Some 8 000 people were airlifted out of the northern enclave Thursday on helicopters and planes. Officials expect the road convoys for the remaining 17 000 will take around four days.

Escape route

Security camera footage from the inside of one family's home underscored the speed at which the blaze could overcome any stragglers. Thick grey smoke filled the living room within 30 seconds, while flames quickly ate away a wall.

Among the first evacuees to reach Wandering River, a hamlet about 200km south of Fort McMurray, Margarita Carnicero said she had feared for her life on the journey to safety.

"It was a terrible experience," she told AFP, sitting in her dust-covered SUV alongside her teenage daughter Michelle. "I was afraid, but I tried not to show it [so as] not to frighten my daughter."

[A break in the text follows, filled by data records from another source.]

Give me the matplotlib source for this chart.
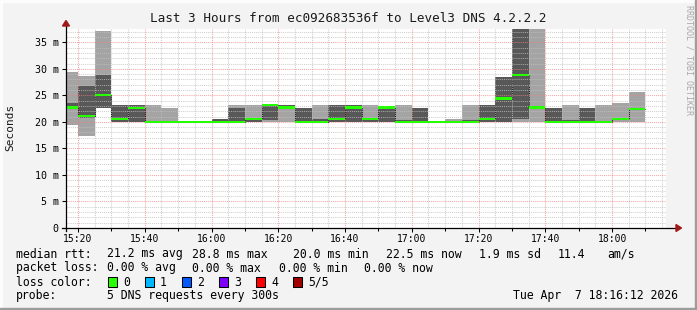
import matplotlib
matplotlib.use('Agg')
import matplotlib.pyplot as plt
from matplotlib.patches import Rectangle, Polygon
from matplotlib.lines import Line2D
import numpy as np

# ---------------- data ----------------
interval_start = ['15:15', '15:20', '15:25', '15:30', '15:35', '15:40', '15:45',
                  '15:50', '15:55', '16:00', '16:05', '16:10', '16:15', '16:20',
                  '16:25', '16:30', '16:35', '16:40', '16:45', '16:50', '16:55',
                  '17:00', '17:05', '17:10', '17:15', '17:20', '17:25', '17:30',
                  '17:35', '17:40', '17:45', '17:50', '17:55', '18:00', '18:05']
# sorted ping rtts (ms) of the 5 DNS requests per interval
ping1 = [19.4, 17.4, 22.7, 20.0, 20.0, 20.0, 20.0, 20.0, 20.0, 20.0, 20.0, 20.0,
         20.0, 20.0, 20.0, 20.0, 20.0, 20.0, 20.0, 20.0, 20.0, 20.0, 20.0, 20.0,
         20.0, 20.0, 20.0, 20.0, 20.0, 20.0, 20.0, 20.0, 20.0, 20.0, 20.0]
ping2 = [22.5, 20.7, 22.7, 20.0, 20.0, 20.0, 20.0, 20.0, 20.0, 20.0, 20.0, 20.0,
         20.4, 22.6, 20.0, 20.0, 20.0, 20.0, 20.0, 20.0, 20.0, 20.0, 20.0, 20.0,
         20.0, 20.0, 20.0, 20.5, 22.6, 20.0, 20.0, 20.0, 20.0, 20.5, 22.5]
median = [22.7, 21.1, 25.0, 20.5, 22.6, 20.0, 20.0, 20.0, 20.0, 20.0, 20.0, 20.5,
          23.2, 22.7, 20.0, 20.0, 20.6, 22.7, 20.5, 22.7, 20.0, 20.0, 20.0, 20.0,
          20.0, 20.6, 24.4, 28.8, 22.7, 20.0, 20.0, 20.0, 20.0, 20.6, 22.5]
ping4 = [23.5, 26.7, 28.8, 23.2, 23.1, 20.0, 20.0, 20.0, 20.0, 20.5, 22.6, 20.6,
         23.3, 23.2, 22.6, 20.5, 23.2, 23.2, 20.6, 22.8, 20.3, 22.6, 20.0, 20.0,
         20.3, 23.2, 28.4, 37.6, 22.8, 22.7, 20.4, 22.7, 20.0, 20.6, 22.6]
ping5 = [29.4, 28.7, 37.1, 23.2, 23.1, 23.2, 22.6, 20.0, 20.0, 20.5, 23.2, 23.2,
         23.3, 23.2, 22.6, 23.2, 23.2, 23.2, 23.2, 22.8, 23.2, 22.6, 20.0, 20.6,
         23.2, 23.2, 28.4, 37.6, 37.6, 22.7, 23.2, 22.7, 23.2, 23.6, 25.6]

x_tick_pos = ['15:20', '15:40', '16:00', '16:20', '16:40', '17:00', '17:20', '17:40', '18:00']
y_ticks = [0, 5, 10, 15, 20, 25, 30, 35]
y_tick_labels = ['0', '5 m', '10 m', '15 m', '20 m', '25 m', '30 m', '35 m']

title = 'Last 3 Hours from ec092683536f to Level3 DNS 4.2.2.2'
rtt_stats = ['21.2 ms avg', '28.8 ms max', '20.0 ms min', '22.5 ms now', '1.9 ms sd', '11.4', 'am/s']
loss_stats = ['0.00 % avg', '0.00 % max', '0.00 % min', '0.00 % now']
loss_labels = ['0', '1', '2', '3', '4', '5/5']
loss_colors = ['#26ff00', '#00b8ff', '#0059ff', '#7e00ff', '#ff0000', '#a10000']
probe_text = '5 DNS requests every 300s'
date_text = 'Tue Apr  7 18:16:12 2026'

# ---------------- helpers ----------------
W, H, DPI = 697, 310, 100
MONO = 'DejaVu Sans Mono'


def to_min(s):
    h, m = s.split(':')
    return int(h) * 60 + int(m) - (15 * 60 + 20)


def fx(px):
    return px / W


def fy(py):
    return 1 - py / H


fig = plt.figure(figsize=(W / DPI, H / DPI), dpi=DPI, facecolor='#f3f3f3')

# frame shading
fig.patches.append(Rectangle((0, fy(2)), 1, 2 / H, transform=fig.transFigure, color='#fcfcfc', zorder=0))
fig.patches.append(Rectangle((0, 0), 2 / W, 1, transform=fig.transFigure, color='#fcfcfc', zorder=0))
fig.patches.append(Rectangle((0, 0), 1, 2 / H, transform=fig.transFigure, color='#9c9c9c', zorder=0))
fig.patches.append(Rectangle((fx(695), 0), 2 / W, 1, transform=fig.transFigure, color='#9c9c9c', zorder=0))

L, R, T, B = 65.5, 666.3, 28.5, 228.0
ax = fig.add_axes([fx(L), fy(B), (R - L) / W, (B - T) / H])
ax.set_facecolor('white')
ax.set_xlim(-3.75, 176.25)
ax.set_ylim(0, 37.6)
for s in ax.spines.values():
    s.set_visible(False)

x = np.array([to_min(s) for s in interval_start], dtype=float)
p1 = np.array(ping1); p2 = np.array(ping2); p3 = np.array(median)
p4 = np.array(ping4); p5 = np.array(ping5)

# smoke
ax.bar(x, p5 - p1, bottom=p1, width=5, align='edge', color='#a4a4a4', lw=0, zorder=2)
ax.bar(x, p4 - p2, bottom=p2, width=5, align='edge', color='#585858', lw=0, zorder=3)
# median step line
edges = np.append(x, x[-1] + 5)
ax.step(edges, np.append(p3, p3[-1]), where='post', color='#202020', lw=0.75, zorder=4)

# grid (drawn on top of the smoke like rrdtool)
dot = (0, (1, 1))
for m in np.arange(-0.0, 176.25, 5):
    major = (m % 20 == 0)
    ax.axvline(m, color='#f08080' if major else '#c0c0c0', alpha=0.7 if major else 0.75,
               lw=0.75, ls=dot, zorder=6)
for v in np.arange(1, 38, 1):
    major = (v % 5 == 0)
    ax.axhline(v, color='#f08080' if major else '#c0c0c0', alpha=0.7 if major else 0.75,
               lw=0.75, ls=dot, zorder=6)

# loss-coloured median band
band = 0.4
ax.bar(x, np.full_like(p3, band), bottom=p3 - band / 2, width=5, align='edge',
       color=loss_colors[0], lw=0, zorder=7)

# ticks and tick labels
ax.set_xticks([to_min(s) for s in x_tick_pos], x_tick_pos)
ax.set_xticks(np.arange(0, 176, 10), minor=True)
ax.set_yticks(y_ticks, y_tick_labels)
ax.tick_params(axis='x', which='major', length=3, width=0.75, pad=1.0, labelsize=7,
               direction='out', color='black')
ax.tick_params(axis='x', which='minor', length=2, width=0.75, direction='out', color='black')
ax.tick_params(axis='y', which='major', length=3, width=0.75, pad=2.0, labelsize=7.2,
               direction='out', color='black')
for lab in ax.get_xticklabels() + ax.get_yticklabels():
    lab.set_family(MONO)

# axis lines with arrows
fig.lines.append(Line2D([fx(62), fx(676)], [fy(228), fy(228)], transform=fig.transFigure,
                        color='black', lw=0.9, zorder=10))
fig.lines.append(Line2D([fx(66), fx(66)], [fy(231), fy(26)], transform=fig.transFigure,
                        color='black', lw=0.9, zorder=10))
arrow_c = '#a01818'
fig.patches.append(Polygon([(fx(676), fy(224.5)), (fx(681.5), fy(228)), (fx(676), fy(231.5))],
                           closed=True, transform=fig.transFigure, color=arrow_c, zorder=11))
fig.patches.append(Polygon([(fx(62.5), fy(26)), (fx(66), fy(20.5)), (fx(69.5), fy(26))],
                           closed=True, transform=fig.transFigure, color=arrow_c, zorder=11))

# texts
fig.text(fx(348.5), fy(19), title, ha='center', va='center', family=MONO, size=9.05, color='#1a1a1a')
fig.text(fx(10.5), fy(127), 'Seconds', rotation=90, ha='center', va='center', family=MONO,
         size=8, color='#1a1a1a')
fig.text(fx(688.5), fy(5), 'RRDTOOL / TOBI OETIKER', rotation=270, ha='center', va='top',
         family=MONO, size=6, color='#a8a8a8')

LS = 8.3
fig.text(fx(16), fy(254), 'median rtt:', ha='left', va='center', family=MONO, size=LS)
for s, px in zip(rtt_stats, [107, 192, 293, 386, 479, 558, 607.5]):
    fig.text(fx(px), fy(254), s, ha='left', va='center', family=MONO, size=LS)
fig.text(fx(16), fy(268), 'packet loss:', ha='left', va='center', family=MONO, size=LS)
for s, px in zip(loss_stats, [107, 192.5, 279, 364]):
    fig.text(fx(px), fy(268), s, ha='left', va='center', family=MONO, size=LS)
fig.text(fx(16), fy(282), 'loss color:', ha='left', va='center', family=MONO, size=LS)
for i, (lab, col) in enumerate(zip(loss_labels, loss_colors)):
    bx = 108 + 37 * i
    fig.patches.append(Rectangle((fx(bx), fy(287)), 8.5 / W, 10 / H, transform=fig.transFigure,
                                 facecolor=col, edgecolor='black', lw=0.75, zorder=5))
    fig.text(fx(bx + 15), fy(282), lab, ha='left', va='center', family=MONO, size=LS)
fig.text(fx(16), fy(296), 'probe:', ha='left', va='center', family=MONO, size=LS)
fig.text(fx(107), fy(296), probe_text, ha='left', va='center', family=MONO, size=LS)
fig.text(fx(513), fy(296), date_text, ha='left', va='center', family=MONO, size=LS)

fig.savefig('out.png', dpi=DPI, facecolor=fig.get_facecolor())
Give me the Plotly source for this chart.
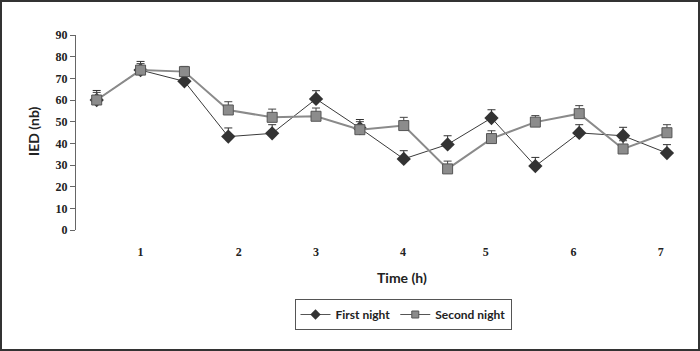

"With all of the smoke, the trip was hard on the lungs," said Greg Stengel, an oil company employee who also joined the convoy.

Before the convoys got under way, officials had to make sure the escape route was passable, and truck in fuel so people had gas to make it across a city in flames.

Television footage earlier this week showed trees ablaze on the edge of highways crowded with bumper-to-bumper traffic trying to leave town.

‘Wildfires still raging’

Bright embers whizzed wildly through the air and floated down onto cars, like hot, orange rain.

"We understand that this is still an active situation. The wildfires are still raging," Prime Minister Justin Trudeau told a press conference on Friday.

"It's likely going to be several weeks before the situation stabilizes," Royal Canadian Mounted Police Inspector Garrett Woolsey said.

Evacuees are finding shelter with friends, family and even strangers close to Fort McMurray but also as far away as Edmonton and Calgary, Trudeau said.

The government has declared a state of emergency in Alberta, a province the size of France that is home to one of the world's most prodigious oil industries.

Alberta has been left bone-dry after a period of unusually scant rainfall and unseasonably high temperatures.

Slashed oil output

More than 1 100 firefighters are battling 49 separate blazes across the province - seven of them totally out of control.

The fires have engulfed 100 000 hectares of forest including at least 12 000 in the area surrounding Fort McMurray, now the epicenter of the inferno.

Oil companies crucial to the region such as Suncor, Syncrude and Shell have pulled out non-essential employees, and analysts said the three have slashed output by a total of a million barrels a day.

The cuts amount to around a quarter of the country's entire production, and one-third of Alberta's, and mean a loss of tens of millions of dollars per day in income.